In emergency management, information is our most valuable commodity.  As the scale and scope of an emergency or disaster increases, emergency managers often struggle to sift through the vast amounts of complex and often conflicting information available to gain the insights necessary to make decisions, determine effective strategies, and prioritize the allocation and deployment of resources to achieve them.

Geographic information systems and dynamic remote sensing have given emergency managers important tools for processing these details in a way that allows them to examine the relationships between hazards and people before an event and between damage and social disruption during an event.  Knowing what’s happening and where is huge advantage, yet it still doesn’t provide insights into how people are coping or how their expectations are being met.
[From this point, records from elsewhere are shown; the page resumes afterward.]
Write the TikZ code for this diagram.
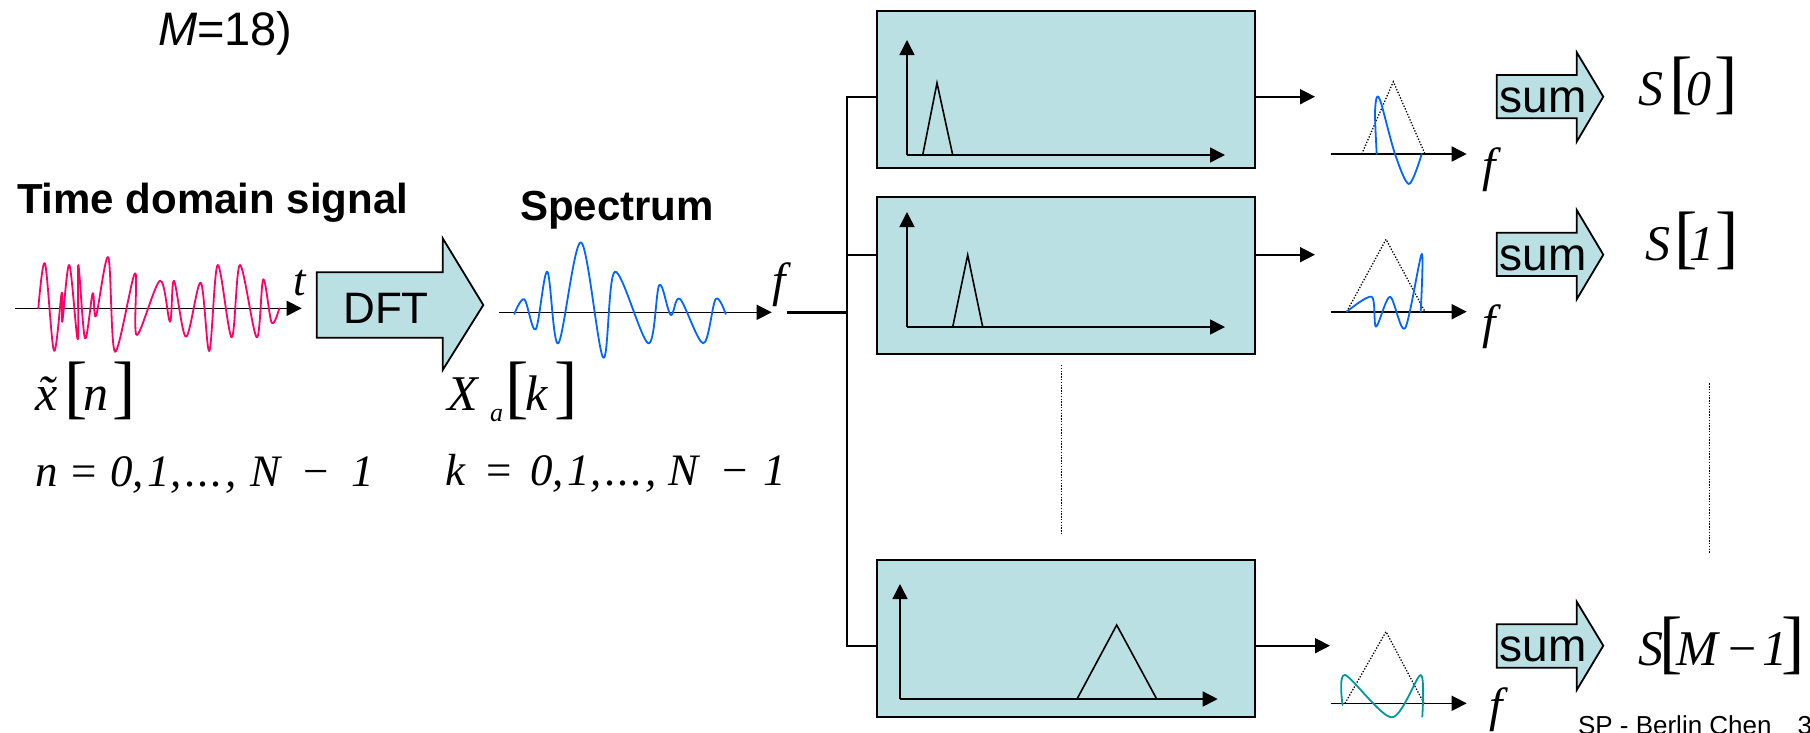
\documentclass[tikz,border=0pt]{standalone}
\usepackage{fontspec}
\setmainfont{Liberation Sans}
\newfontfamily\tms{Liberation Serif}
\usetikzlibrary{arrows.meta}
\definecolor{boxfill}{HTML}{BBE0E3}
\definecolor{sigred}{HTML}{FF0066}
\definecolor{sigblue}{HTML}{0066FF}
\definecolor{sigteal}{HTML}{009999}
\newcommand\fsz[1]{\fontsize{#1}{#1}\selectfont}
\begin{document}
\begin{tikzpicture}[x=1pt,y=-1pt,
  txt/.style={inner sep=0pt,outer sep=0pt,anchor=base west},
  ctxt/.style={inner sep=0pt,outer sep=0pt,anchor=base},
  axis/.style={line width=1.6pt,-{Triangle[length=15pt,width=15pt]}},
  fbox/.style={draw,line width=1.8pt,fill=boxfill,inner sep=0pt,outer sep=0pt,anchor=north west,minimum width=378.3pt,minimum height=157.3pt},
  tri/.style={line width=1.6pt,line join=miter},
  dtri/.style={line width=1.3pt,dash pattern=on 1.3pt off 1.7pt},
  vdots/.style={line width=1.4pt,dash pattern=on 1.4pt off 1.4pt},
  sig/.style={line width=1.8pt,line cap=round,line join=round},
  bigarrow/.style={draw,line width=1.8pt,fill=boxfill,line join=miter},
  bus/.style={line width=1.8pt},
  mathit/.style={txt,font=\tms\itshape\fsz{50}},
  mathup/.style={txt,font=\tms\fsz{45}},
  brk/.style={txt,font=\tms\fsz{70}},
  eqit/.style={txt,font=\tms\itshape\fsz{45}},
  flab/.style={txt,font=\tms\itshape\fsz{48}},
  sumtxt/.style={ctxt,font=\fsz{46}}
]
\useasboundingbox (0,0) rectangle (1810,732);

% ---------- top texts ----------
\node[txt] (mtitle) at (158,45) {\fsz{47}\textit{M}=18)};
\node[txt] (tds) at (17,213) {\fsz{42}\bfseries Time domain signal};
\node[txt] (spec) at (520,220) {\fsz{42}\bfseries Spectrum};

% ---------- time signal ----------
\coordinate (tstart) at (15,308.3);
\coordinate (tend) at (301.7,308.3);
\draw[axis] (tstart) -- (tend);
\draw[sig,sigred] plot[smooth,tension=0.55] coordinates {(38.3,308.3) (45,263.3) (54,350.7) (61.7,292.7) (62.3,321.7) (69.3,265) (77.7,339.3) (78.3,265) (85,338.3) (92.7,293.3) (96,316) (108.3,257.3) (115,351.7) (135,273.3) (136.7,335) (160,280.7) (170,321.7) (174,280.7) (186,336.7) (200.7,282.7) (209.3,351) (217.7,265) (231.7,337.3) (240,265) (256.7,337.3) (263.3,279.3) (271.7,322.7) (279.3,308.3)};
\node[txt] (tlab) at (293,295) {\tms\itshape\fsz{45}t};

% ---------- DFT arrow ----------
\draw[bigarrow] (316.7,272.3) -- (442.7,272.3) -- (442.7,238.3) -- (483.3,305) -- (442.7,370) -- (442.7,337.7) -- (316.7,337.7) -- cycle;
\node[ctxt,font=\fsz{44}] (dft) at (386,323.3) {DFT};

% ---------- spectrum ----------
\coordinate (sstart) at (499.3,312.3);
\coordinate (send) at (771.7,312.3);
\draw[axis] (sstart) -- (send);
\draw[sig,sigblue] plot[smooth,tension=0.55] coordinates {(514.3,314) (524.3,299.3) (535.7,329.3) (547.3,271.7) (558.3,343.3) (581,242.3) (603.3,357.7) (615,271.7) (648.3,343.3) (659.3,285) (670.7,315) (680,299) (703.3,343.3) (715.7,299) (725.7,314)};
\node[flab] (flab0) at (772,296) {f};

% ---------- math labels left ----------
\node[txt] (xt) at (35,410) {\tms\itshape\fsz{50}\accent"02DC x};
\node[brk] (xlb) at (64.7,410) {[};
\node[mathit] (xn) at (83,410) {n};
\node[brk] (xrb) at (112.6,410) {]};

\node[mathit] (Xa) at (447,410) {X};
\node[txt,font=\tms\itshape\fsz{26}] (Xsub) at (490,421.7) {a};
\node[brk] (Xlb) at (505.7,410) {[};
\node[mathit] (Xk) at (525,410) {k};
\node[brk] (Xrb) at (554.3,410) {]};

\node[eqit] (nn) at (35,486.7) {n};
\node[mathup] (neq) at (71.7,486.7) {=};
\node[eqit] (ndig) at (110,486.7) {0,\kern4pt1,\kern4pt.\kern2pt.\kern2pt.\kern2pt,};
\node[eqit] (nN) at (250,486.7) {N};
\node[mathup] (nmin) at (303,486.7) {−};
\node[eqit] (none) at (351,486.7) {1};

\node[eqit] (kk) at (445,485) {k};
\node[mathup] (keq) at (486.7,485) {=};
\node[eqit] (kdig) at (530,485) {0,\kern4pt1,\kern4pt.\kern2pt.\kern2pt.\kern2pt,};
\node[eqit] (kN) at (668,485) {N};
\node[mathup] (kmin) at (722.7,485) {−};
\node[eqit] (kone) at (763,485) {1};

% ---------- filter boxes ----------
\node[fbox] (box1) at (876.7,10.7) {};
\node[fbox] (box2) at (876.7,197) {};
\node[fbox] (box3) at (876.7,560) {};

% box 1 content
\draw[axis] (907,155) -- (907,40);
\draw[axis] (907,155) -- (1225,155);
\draw[tri] (922.7,155) -- (937,83) -- (952.7,155);
% box 2 content
\draw[axis] (907,327) -- (907,212);
\draw[axis] (907,327) -- (1225,327);
\draw[tri] (952.7,327) -- (967.7,255) -- (982.7,327);
% box 3 content
\draw[axis] (900,699) -- (900,584);
\draw[axis] (900,699) -- (1217.7,699);
\draw[tri] (1077,699) -- (1116.7,625) -- (1156.7,699);

% ---------- bus ----------
\coordinate (fin) at (786.7,312.3);
\coordinate (jin) at (846.7,312.3);
\coordinate (j1) at (846.7,96.7);
\coordinate (j2) at (846.7,254.7);
\coordinate (j3) at (846.7,645.7);
\draw[line width=2.6pt] (fin) -- (jin);
\draw[bus] (j1 -| box1.west) -- (j1) -- (j3) -- (j3 -| box3.west);
\draw[bus] (j2) -- (j2 -| box2.west);

% ---------- outputs ----------
\coordinate (o1) at (1315,96.7);
\coordinate (o2) at (1315,254.7);
\coordinate (o3) at (1330,645.7);
\draw[axis] (o1 -| box1.east) -- (o1);
\draw[axis] (o2 -| box2.east) -- (o2);
\draw[axis] (o3 -| box3.east) -- (o3);

% dotted continuation lines
\draw[vdots] (1061.7,365) -- (1061.7,535);
\draw[vdots] (1709.3,383.3) -- (1709.3,552.7);

% ---------- small plots ----------
\draw[axis] (1330.7,154) -- (1466.7,154);
\draw[dtri] (1361.7,154) -- (1393.3,81.7) -- (1425,154);
\draw[sig,sigblue] plot[smooth,tension=0.5] coordinates {(1376.7,154) (1375,115) (1376.7,97.5) (1381,103) (1395,154) (1409,184) (1421.7,154)};
\node[flab] (flab1) at (1482,181) {f};

\draw[axis] (1330.7,311.7) -- (1466.7,311.7);
\draw[dtri] (1346.7,311.7) -- (1386,239.3) -- (1425,311.7);
\draw[sig,sigblue] plot[smooth,tension=0.5] coordinates {(1346.7,311.7) (1371.7,296.7) (1376,326.7) (1390,296.7) (1405,328.3) (1421.7,254) (1420.7,311.7)};
\node[flab] (flab2) at (1482,338) {f};

\draw[axis] (1330.7,703.3) -- (1466.7,703.3);
\draw[dtri] (1345,703.3) -- (1386,631.7) -- (1424,703.3);
\draw[sig,sigteal] plot[smooth,tension=0.5] coordinates {(1342.5,705) (1345,675) (1391.7,717.3) (1420.7,675) (1422.3,716.7)};
\node[flab] (flab3) at (1489,721) {f};

% ---------- sum arrows ----------
\draw[bigarrow] (1496.7,75) -- (1576.7,75) -- (1576.7,52.3) -- (1603.3,96.7) -- (1576.7,141.7) -- (1576.7,118.3) -- (1496.7,118.3) -- cycle;
\node[sumtxt] (sum1) at (1543,112.7) {sum};
\draw[bigarrow] (1496.7,232.7) -- (1576.7,232.7) -- (1576.7,210) -- (1603.3,254.7) -- (1576.7,299.3) -- (1576.7,276) -- (1496.7,276) -- cycle;
\node[sumtxt] (sum2) at (1543,270) {sum};
\draw[bigarrow] (1496.7,624.3) -- (1576.7,624.3) -- (1576.7,601.7) -- (1603.3,645.7) -- (1576.7,690) -- (1576.7,667.7) -- (1496.7,667.7) -- cycle;
\node[sumtxt] (sum3) at (1543,661.7) {sum};

% ---------- outputs S ----------
\node[mathit] (s0S) at (1638,105) {S};
\node[brk] (s0l) at (1669,105) {[};
\node[mathit] (s0v) at (1686,105) {0};
\node[brk] (s0r) at (1714,105) {]};

\node[mathit] (s1S) at (1645,260) {S};
\node[brk] (s1l) at (1674,260) {[};
\node[mathit] (s1v) at (1689,260) {1};
\node[brk] (s1r) at (1715,260) {]};

\node[mathit] (smS) at (1638,665) {S};
\node[brk] (sml) at (1659,665) {[};
\node[mathit] (smM) at (1676,665) {M};
\node[txt,font=\tms\fsz{50}] (smmin) at (1728,665) {−};
\node[mathit] (smone) at (1762,665) {1};
\node[brk] (smr) at (1781,665) {]};

% ---------- footer ----------
\node[txt,font=\fsz{26}] (footer) at (1578,734) {SP - Berlin Chen\kern26pt 3};
\end{tikzpicture}
\end{document}
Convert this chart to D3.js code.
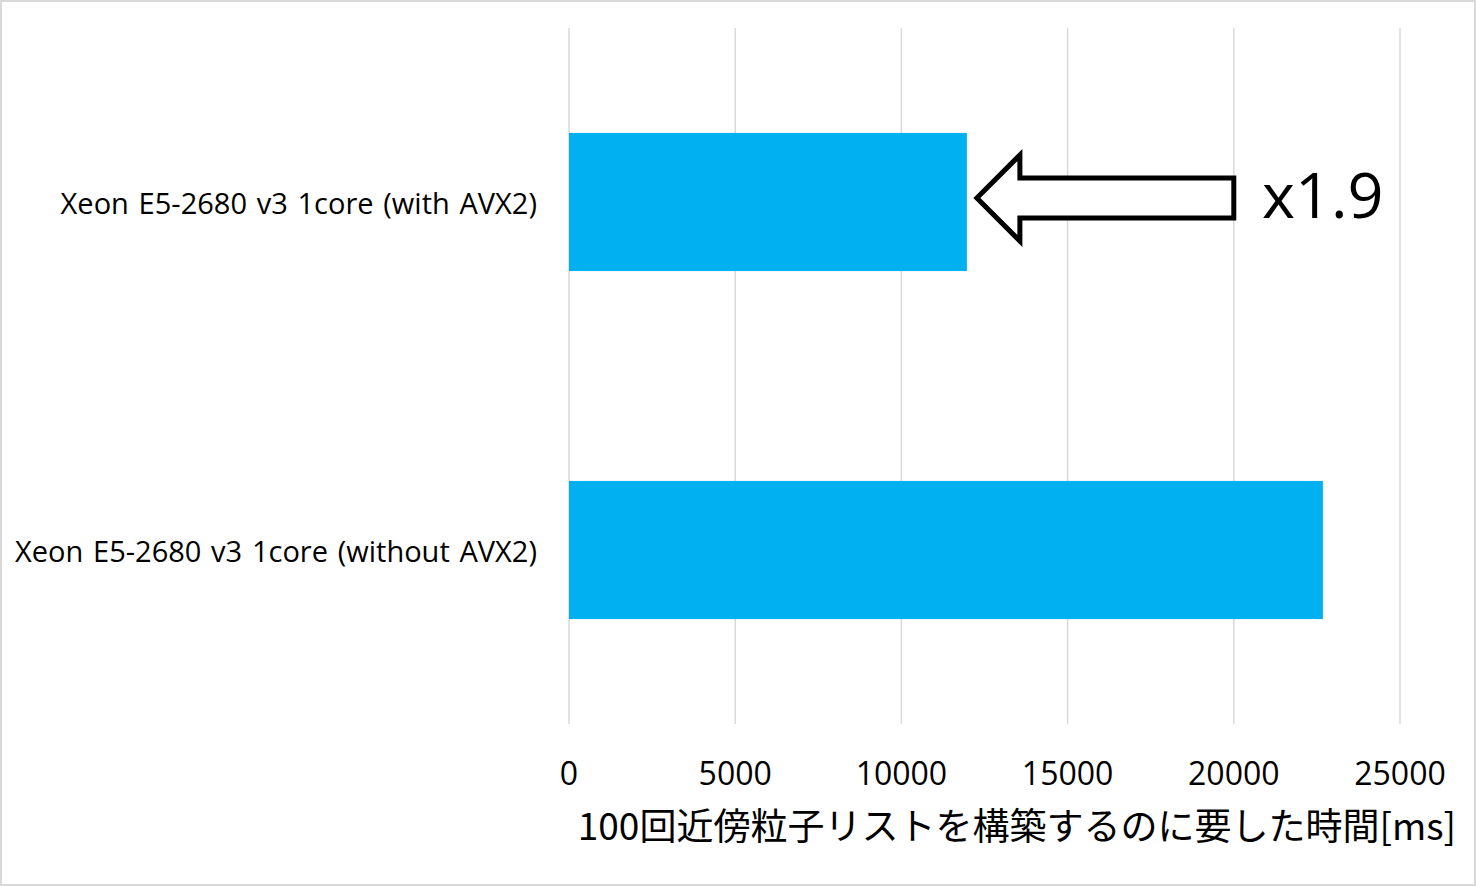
<!DOCTYPE html>
<html><head><meta charset="utf-8">
<script src="https://cdnjs.cloudflare.com/ajax/libs/d3/7.8.5/d3.min.js"></script>
<style>
html,body{margin:0;padding:0;background:#fff;}
svg{display:block;}
</style></head>
<body>
<script>
const categories = ["Xeon E5-2680 v3 1core (with AVX2)", "Xeon E5-2680 v3 1core (without AVX2)"];
const values = [11970, 22680];
const tickValues = [0, 5000, 10000, 15000, 20000, 25000];
const tickLabels = ["0", "5000", "10000", "15000", "20000", "25000"];
const axisTitle = "100回近傍粒子リストを構築するのに要した時間[ms]";
const speedupLabel = "x1.9";
const arrowFrom = 20000; // arrow tail (value units)

const W = 1476, H = 886;
const svg = d3.select("body").append("svg").attr("width", W).attr("height", H);

svg.append("rect").attr("x", 1).attr("y", 1).attr("width", W - 2).attr("height", H - 2)
  .attr("fill", "#fff").attr("stroke", "#d9d9d9").attr("stroke-width", 2);

const x = d3.scaleLinear().domain([0, 25000]).range([569, 1400]);
const y = d3.scaleBand().domain(categories).range([28, 724]).paddingInner(0.603).paddingOuter(0.3015);

// gridlines
svg.append("g").selectAll("line").data(tickValues).join("line")
  .attr("x1", d => x(d)).attr("x2", d => x(d))
  .attr("y1", 28).attr("y2", 724)
  .attr("stroke", "#d9d9d9").attr("stroke-width", 1.5);

// bars
svg.append("g").selectAll("rect").data(categories).join("rect")
  .attr("x", x(0)).attr("y", d => y(d))
  .attr("width", (d, i) => x(values[i]) - x(0))
  .attr("height", y.bandwidth())
  .attr("fill", "#00B0F0");

// category labels
svg.append("g").selectAll("text").data(categories).join("text")
  .attr("x", 537).attr("y", d => y(d) + y.bandwidth() / 2 + 12)
  .attr("text-anchor", "end")
  .attr("font-family", "'Open Sans', sans-serif").attr("font-size", 29)
  .attr("word-spacing", 2.2)
  .attr("fill", "#000").text(d => d);

// tick labels
svg.append("g").selectAll("text").data(tickValues).join("text")
  .attr("x", d => x(d)).attr("y", 785).attr("text-anchor", "middle")
  .attr("font-family", "'Open Sans', sans-serif").attr("font-size", 32)
  .attr("fill", "#000").text((d, i) => tickLabels[i]);

// axis title
svg.append("text").attr("x", 1456).attr("y", 840).attr("text-anchor", "end")
  .attr("font-family", "'Noto Sans CJK JP', sans-serif").attr("font-size", 37)
  .attr("fill", "#000").text(axisTitle);

// arrow annotation
const cy = y(categories[0]) + y.bandwidth() / 2 - 4;
const tipX = x(values[0]) + 10;
const headX = tipX + 43;
const tailX = x(arrowFrom);
const shaftH = 20, headH = 43;
const pts = [[tipX, cy], [headX, cy - headH], [headX, cy - shaftH], [tailX, cy - shaftH],
             [tailX, cy + shaftH], [headX, cy + shaftH], [headX, cy + headH]];
svg.append("path").attr("d", d3.line()(pts) + "Z")
  .attr("fill", "#fff").attr("stroke", "#000").attr("stroke-width", 5)
  .attr("stroke-linejoin", "miter");

svg.append("text").attr("x", 1262).attr("y", 218)
  .attr("font-family", "'Open Sans', sans-serif").attr("font-size", 63)
  .attr("fill", "#000").text(speedupLabel);
</script>
</body></html>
Twitter, Facebook, and other similar services provide emergency managers with vital new tools for appreciating the consequences of disaster by assessing the impacts of these events on real people in real time.  As Twitter implements geotagging, our ability to filter this information to assess the impacts of events on people in specific locales will improve dramatically.

Although I remain unconvinced that these services have the reliability necessary to use them effectively for time-critical communications such as warnings, I am impressed by the ability of these services to aggregate information from a wide variety of sources essentially in real time.  I have already experienced the utility of Twitter, in particular, as a tool for helping me assess issues and impacts of emergencies as they affect particular parts of the community in real time.

Earning and keeping public trust in the brave new world of social networking will require us to think carefully about how we use these new capabilities.  People need to know we hear and see what they want us to while knowing just as surely that we won’t compound their anguish by invading their privacy.